Sesekali menyenangkan juga memainkan gender barung sambil nembang suluk Pesisir bersama-sama, sambil bercengkerama, di ruang terbuka, misalnya di lapangan rumput di depan Aula Timur ITB, saat sore hari....


_____________________________

[1] Mas Ariyatno,  setahu dan seingat saya, sejak lulus ITB sampai sekarang, bekerja di Pabrik Gula Bunga Mayang, Lampung Utara, Sumatra Selatan.

[2] Bapak Samodra almarhum, merupakan salah seorang dosen pada Jurusan Mesin ITB, yang tidak saja ahli dalam bidang logam (metalurgi), tetapi juga sangat ahli dalam memainkan alat musik biola.
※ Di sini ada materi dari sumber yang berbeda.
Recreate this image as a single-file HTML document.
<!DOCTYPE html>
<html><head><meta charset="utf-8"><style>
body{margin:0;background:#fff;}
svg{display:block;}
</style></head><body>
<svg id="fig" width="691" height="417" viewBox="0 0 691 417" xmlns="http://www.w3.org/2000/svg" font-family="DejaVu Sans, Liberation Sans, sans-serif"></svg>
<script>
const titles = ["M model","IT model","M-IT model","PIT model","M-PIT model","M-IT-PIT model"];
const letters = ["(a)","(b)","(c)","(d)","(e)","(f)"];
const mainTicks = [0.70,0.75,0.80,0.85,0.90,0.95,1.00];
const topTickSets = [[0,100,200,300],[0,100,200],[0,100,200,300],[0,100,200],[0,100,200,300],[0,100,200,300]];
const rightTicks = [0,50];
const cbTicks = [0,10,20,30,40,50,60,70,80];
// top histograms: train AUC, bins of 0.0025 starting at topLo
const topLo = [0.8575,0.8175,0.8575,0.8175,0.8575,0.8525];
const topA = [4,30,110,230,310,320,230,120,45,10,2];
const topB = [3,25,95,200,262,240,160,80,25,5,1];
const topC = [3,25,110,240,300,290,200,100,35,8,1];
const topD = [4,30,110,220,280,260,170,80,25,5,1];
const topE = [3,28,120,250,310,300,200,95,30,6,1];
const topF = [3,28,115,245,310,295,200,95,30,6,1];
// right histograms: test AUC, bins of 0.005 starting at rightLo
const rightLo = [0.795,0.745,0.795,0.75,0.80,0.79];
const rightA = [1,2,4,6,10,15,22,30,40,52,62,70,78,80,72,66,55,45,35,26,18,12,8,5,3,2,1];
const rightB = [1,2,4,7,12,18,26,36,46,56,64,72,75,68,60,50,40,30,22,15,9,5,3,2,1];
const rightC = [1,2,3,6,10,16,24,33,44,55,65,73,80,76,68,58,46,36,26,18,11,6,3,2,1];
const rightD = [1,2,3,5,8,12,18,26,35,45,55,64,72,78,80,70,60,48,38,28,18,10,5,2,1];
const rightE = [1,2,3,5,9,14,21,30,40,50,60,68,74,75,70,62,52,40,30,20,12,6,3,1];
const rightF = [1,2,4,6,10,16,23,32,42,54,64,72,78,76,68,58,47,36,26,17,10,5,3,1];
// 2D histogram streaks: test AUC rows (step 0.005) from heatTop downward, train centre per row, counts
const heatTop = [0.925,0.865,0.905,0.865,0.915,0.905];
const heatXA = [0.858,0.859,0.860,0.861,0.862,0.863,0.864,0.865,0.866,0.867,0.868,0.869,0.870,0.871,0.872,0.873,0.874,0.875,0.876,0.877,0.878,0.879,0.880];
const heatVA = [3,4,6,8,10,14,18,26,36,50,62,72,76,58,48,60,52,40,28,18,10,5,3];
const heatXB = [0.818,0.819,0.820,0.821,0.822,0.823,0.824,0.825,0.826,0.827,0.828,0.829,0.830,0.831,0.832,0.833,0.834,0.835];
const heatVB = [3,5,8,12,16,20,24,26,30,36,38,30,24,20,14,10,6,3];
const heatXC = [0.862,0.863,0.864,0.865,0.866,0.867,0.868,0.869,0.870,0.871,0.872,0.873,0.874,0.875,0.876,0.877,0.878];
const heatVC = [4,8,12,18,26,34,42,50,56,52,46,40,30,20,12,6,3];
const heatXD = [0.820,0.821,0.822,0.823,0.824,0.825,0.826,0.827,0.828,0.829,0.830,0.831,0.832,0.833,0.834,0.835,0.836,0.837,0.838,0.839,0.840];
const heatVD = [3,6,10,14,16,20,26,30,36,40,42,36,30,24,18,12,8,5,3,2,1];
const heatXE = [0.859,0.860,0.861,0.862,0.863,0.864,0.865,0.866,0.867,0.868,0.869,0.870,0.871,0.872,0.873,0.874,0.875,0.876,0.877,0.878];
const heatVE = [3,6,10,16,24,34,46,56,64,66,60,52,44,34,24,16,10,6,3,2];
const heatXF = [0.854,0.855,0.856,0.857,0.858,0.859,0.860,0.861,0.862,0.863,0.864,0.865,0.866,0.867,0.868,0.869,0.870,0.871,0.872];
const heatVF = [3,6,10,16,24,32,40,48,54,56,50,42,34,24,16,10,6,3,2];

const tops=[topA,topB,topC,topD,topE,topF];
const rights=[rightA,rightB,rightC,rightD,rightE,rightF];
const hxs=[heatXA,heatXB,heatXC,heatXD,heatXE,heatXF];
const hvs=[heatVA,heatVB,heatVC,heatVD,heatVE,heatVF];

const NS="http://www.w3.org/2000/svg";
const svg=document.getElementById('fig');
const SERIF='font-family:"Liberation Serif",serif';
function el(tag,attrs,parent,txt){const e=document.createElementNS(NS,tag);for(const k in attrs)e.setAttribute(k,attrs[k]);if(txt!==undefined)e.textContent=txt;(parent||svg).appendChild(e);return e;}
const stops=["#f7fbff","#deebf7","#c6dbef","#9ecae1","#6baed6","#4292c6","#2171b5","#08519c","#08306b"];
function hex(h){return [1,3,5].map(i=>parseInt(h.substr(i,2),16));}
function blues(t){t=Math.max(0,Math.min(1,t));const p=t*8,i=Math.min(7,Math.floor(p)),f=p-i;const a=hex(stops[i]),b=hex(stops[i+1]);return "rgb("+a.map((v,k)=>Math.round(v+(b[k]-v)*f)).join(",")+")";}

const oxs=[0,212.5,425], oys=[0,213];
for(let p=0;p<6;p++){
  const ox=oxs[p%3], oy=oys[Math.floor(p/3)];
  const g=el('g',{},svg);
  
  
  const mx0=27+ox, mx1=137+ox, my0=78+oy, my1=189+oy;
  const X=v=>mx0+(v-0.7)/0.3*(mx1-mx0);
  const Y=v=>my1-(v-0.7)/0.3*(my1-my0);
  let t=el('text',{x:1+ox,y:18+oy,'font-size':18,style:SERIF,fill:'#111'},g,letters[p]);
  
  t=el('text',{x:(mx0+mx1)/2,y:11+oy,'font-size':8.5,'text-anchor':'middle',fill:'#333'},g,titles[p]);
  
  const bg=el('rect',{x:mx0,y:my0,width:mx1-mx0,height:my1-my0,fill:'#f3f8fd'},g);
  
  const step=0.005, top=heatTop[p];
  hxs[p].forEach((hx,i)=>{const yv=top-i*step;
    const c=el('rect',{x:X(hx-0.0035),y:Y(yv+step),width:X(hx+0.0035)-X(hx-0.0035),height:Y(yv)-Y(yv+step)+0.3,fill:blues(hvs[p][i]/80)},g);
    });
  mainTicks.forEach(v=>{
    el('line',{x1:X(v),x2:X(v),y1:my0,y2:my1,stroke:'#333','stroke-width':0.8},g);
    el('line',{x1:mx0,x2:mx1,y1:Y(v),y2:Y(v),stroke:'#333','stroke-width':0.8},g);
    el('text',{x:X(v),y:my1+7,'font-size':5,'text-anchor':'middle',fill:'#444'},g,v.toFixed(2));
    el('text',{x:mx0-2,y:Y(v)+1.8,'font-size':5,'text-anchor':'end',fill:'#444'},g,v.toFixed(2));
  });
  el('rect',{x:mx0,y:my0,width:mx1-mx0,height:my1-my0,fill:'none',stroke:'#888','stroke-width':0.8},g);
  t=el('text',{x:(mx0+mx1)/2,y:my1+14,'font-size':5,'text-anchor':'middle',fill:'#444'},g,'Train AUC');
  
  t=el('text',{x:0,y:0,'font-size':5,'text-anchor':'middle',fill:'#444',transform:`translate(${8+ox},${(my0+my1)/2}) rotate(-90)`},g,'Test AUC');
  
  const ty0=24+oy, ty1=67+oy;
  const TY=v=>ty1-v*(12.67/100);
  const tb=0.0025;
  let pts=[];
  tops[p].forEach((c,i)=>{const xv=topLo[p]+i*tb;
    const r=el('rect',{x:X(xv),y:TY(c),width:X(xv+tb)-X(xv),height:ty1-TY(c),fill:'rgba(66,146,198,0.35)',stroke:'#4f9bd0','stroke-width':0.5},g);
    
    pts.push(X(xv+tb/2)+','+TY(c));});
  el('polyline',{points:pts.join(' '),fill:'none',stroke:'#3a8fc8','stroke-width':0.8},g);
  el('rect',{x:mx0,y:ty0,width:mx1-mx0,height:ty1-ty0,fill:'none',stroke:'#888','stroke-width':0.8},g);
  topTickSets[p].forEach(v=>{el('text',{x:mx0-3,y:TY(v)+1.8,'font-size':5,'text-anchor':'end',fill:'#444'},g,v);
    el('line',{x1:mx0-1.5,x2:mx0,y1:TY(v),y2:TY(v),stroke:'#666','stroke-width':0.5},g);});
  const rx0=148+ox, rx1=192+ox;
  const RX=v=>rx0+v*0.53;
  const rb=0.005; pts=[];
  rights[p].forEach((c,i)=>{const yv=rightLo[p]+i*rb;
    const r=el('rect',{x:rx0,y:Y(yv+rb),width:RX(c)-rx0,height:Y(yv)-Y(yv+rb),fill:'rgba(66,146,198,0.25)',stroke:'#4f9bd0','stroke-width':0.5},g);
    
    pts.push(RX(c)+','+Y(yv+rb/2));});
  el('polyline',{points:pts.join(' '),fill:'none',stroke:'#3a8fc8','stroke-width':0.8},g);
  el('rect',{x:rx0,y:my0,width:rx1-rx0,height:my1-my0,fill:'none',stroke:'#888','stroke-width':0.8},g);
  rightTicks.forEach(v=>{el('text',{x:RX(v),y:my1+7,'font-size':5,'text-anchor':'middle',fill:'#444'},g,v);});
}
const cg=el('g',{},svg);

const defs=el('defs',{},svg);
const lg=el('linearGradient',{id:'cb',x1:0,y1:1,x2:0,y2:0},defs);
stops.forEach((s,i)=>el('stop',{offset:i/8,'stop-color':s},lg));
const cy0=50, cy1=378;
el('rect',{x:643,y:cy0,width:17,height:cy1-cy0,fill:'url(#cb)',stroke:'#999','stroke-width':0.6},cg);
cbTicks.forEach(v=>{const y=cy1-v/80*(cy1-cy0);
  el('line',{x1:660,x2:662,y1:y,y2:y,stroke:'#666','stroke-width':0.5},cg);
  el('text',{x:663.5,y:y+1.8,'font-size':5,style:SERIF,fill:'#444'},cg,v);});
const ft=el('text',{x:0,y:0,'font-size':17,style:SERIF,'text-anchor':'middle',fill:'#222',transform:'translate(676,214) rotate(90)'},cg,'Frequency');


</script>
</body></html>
Meskipun di kalangan para mahasiswa Jurusan Mesin ITB beliau termasuk salah seorang dosen yang terkenal ditakuti, tetapi kenyataannya setiap kali bertemu dengan para mahasiswa-mahasiswi anggauta PSTK-ITB (yang sebagian juga berasal dari Jurusan Mesin ITB), beliau merupakan seorang ‘bapak’ yang selalu bersikap hangat, terbuka, ramah, murah senyum, suka berbagai ilmu pengetahuan dan wawasan, serta jauh dari sikap ‘menakutkan’ seperti yang sering diceritakan oleh para mahasiswanya.

[3] Tentang jumlah ricikan balungan yang harus disediakan pada satu satu gamelan baru yang dikonsepkan, seingat saya seperti yang dijelaskan pada bahasan di atas. Ada kemungkinan riciannya sedikit berbeda, karena dokumentasi asli yang saya miliki tidak dapat ditemukan (tersimpan di hard disk komputer milik perusahaan dan tidak sempat dicopy).

[4] Mas Panggah, bertemu pertama kali dengan saya, saat saya sedang menyusun skripsi tentang pembuatan gamelan. Pertemuan berlangsung di ASKI (sekarang sudah berubah menjadi ISI) Surakarta, sekitar tahun 1980-an. Saat itu, Mas Panggah masih berstatus sebagai mahasiswa. Dalam diskusi pendek itulah tercetus bahwa bilah-bilah nada gamelan, nyatanya memang tidak bisa mewakili ‘balungan gendhing’ secara nyata, disebabkan oleh keterbatasan jumlah nada yang disediakan pada ricikan balungan. Beberapa tahun kemudian, saya membaca artikel tulisan Mas Panggah tentang hal yang sama ini, ditulis dalam Jurnal Masyarakat Musikologi Indonesia, Rahayu Supanggah, Balungan (Yayasan Masyarakat Musikologi Indonesia bekerja-sama dengan Duta Wacana University Press, Yogyakarta, Tahun I, No. 1, tahun 1990), hlm. 115 – 136.

[5] Pada saat proses penyusunan skripsidi antara tahun 1980 - 1983, saya secara khusus menyempatkan diri untuk berkunjung dan melakukan survei secara rinci tentang proses pembuatan gamelan di Desa Mbarat, Ngawi. Para pembuat gamelan di wilayah ini, hampir semuanya menguasai cara pembuatan gamelan kuningan dan perunggu muda, dengan cara dicor dan dicetak. Proses pembentukan rupanya dilakukan dengan hanya sedikit proses tempa. Proses penempaan, dilakukan hanya seperlunya, bukan dalam rangka melakukan proses pemadatan logam dan pembentukan, tetapi lebih tepat jika dikatakan sekedar proses merapikan bentuk semata. Penggunaan bahan remukan perunggu atau bahan perunggu yang sudah hancur (bekas gamelan yang sudah hancur atau bekas benda lain) yang dicampur logam kuningan, juga merupakan hal yang sejak lama lazim dilakukan para pembuat gamelan dari Desa Mbarat ini.

[6] Bandingkan dengan ‘gamelan ageng ’buatan masa kini, yang jumlah ricikan-nya memang cenderung ditambah dan bilah balungan ricikan-nya juga cenderung ditambah, seperti ‘gamelan wulung’  yang semula dikonsepkan.

[7] Bagian pencu gong ageng yang di-gilap (dibuat mengkilat dengan cara dikerok atau dikikir dan kemudian dihaluskan), lazim disebut berpola ‘padhang mbulan’.